До того как эта местность покрылась купеческим двух-трехэтажьем в камне и дереве (кое-что осталось поныне), русские служилые люди в первой половине осьмнадцатого века (1736) обнаружили, говоря словами старинного документа, «на реке Миясе в урочише Челеби в тридцати верстах от Миясской крепости» дивное пространство, где ни одного места не было «с недостатками к житью человеческому, земля черная, луга, рыбные и звериные ловли довольные». Начали осваивать землю и обучать новоселов «казачьей экзтерции» дважды в год, дабы у каждого «была годная к случаю лошадь и конная верховая, также санная и тележная сбруя». «Челяба» в переводе с тюркского — «царевич», а также «образованный, миловидный, красивый, солнцеподобный». Тоже в точку.
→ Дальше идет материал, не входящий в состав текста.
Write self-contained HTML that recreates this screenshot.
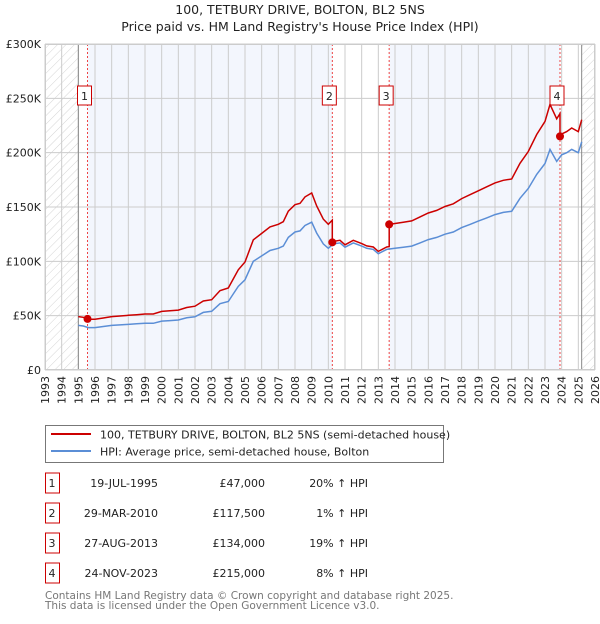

А как же. Мой папа работает царем.
На почве этой и оперный театр вырос (1954) мощноколонный, с тремя белеными фигурами над передним фасадом: советские юноша и девушка по краям фронтона воздушно взмахивают руками, в центре — сидящая арфистка с мощными конькобежными икрами. Есть только музыка одна, в основе русская — Михаил Глинка и Сергей Прокофьев увековечены ваятелями во внезапных для себя местах, поскольку не имели счастья бывать в этих краях. Город чувствовал себя русским — и никаким иным. Борис говорил: я — еврей.